In October 2017, he was appointed as Federal Parliamentary Secretary for Human Rights.

He announced to resign from his National Assembly seat in protest in December 2017.

=== Pakistan Tehreek-e-Insaf (PTI) (2018-present) ===
In March 2018, he quit PML-N and joined Pakistan Tehreek-e-Insaf (PTI).

He ran for the seat of the National Assembly as a candidate of PTI from Constituency NA-106 (Faisalabad-VI) in the 2018 Pakistani general election but was unsuccessful.
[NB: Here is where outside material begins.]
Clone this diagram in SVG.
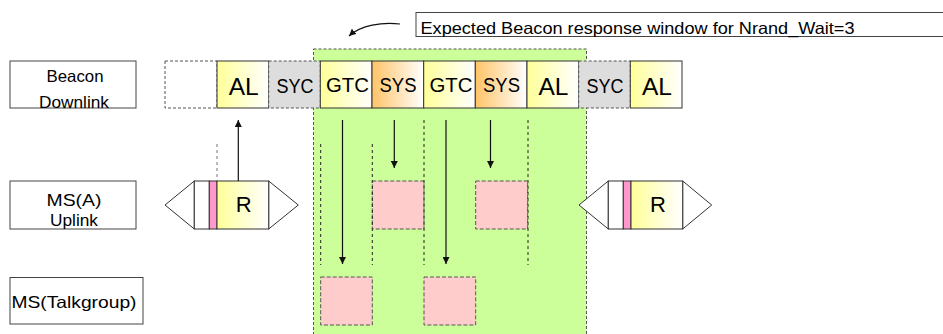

He received 103,799 votes and was defeated by Rana Sana Ullah Khan, a candidate of PML(N).

He was re-elected to the National Assembly from NA-100 Faisalabad-VI as an independent candidate supported by PTI in the 2024 Pakistani general election. He received 131,980 votes and defeated Rana Sanaullah Khan, a candidate of PML(N).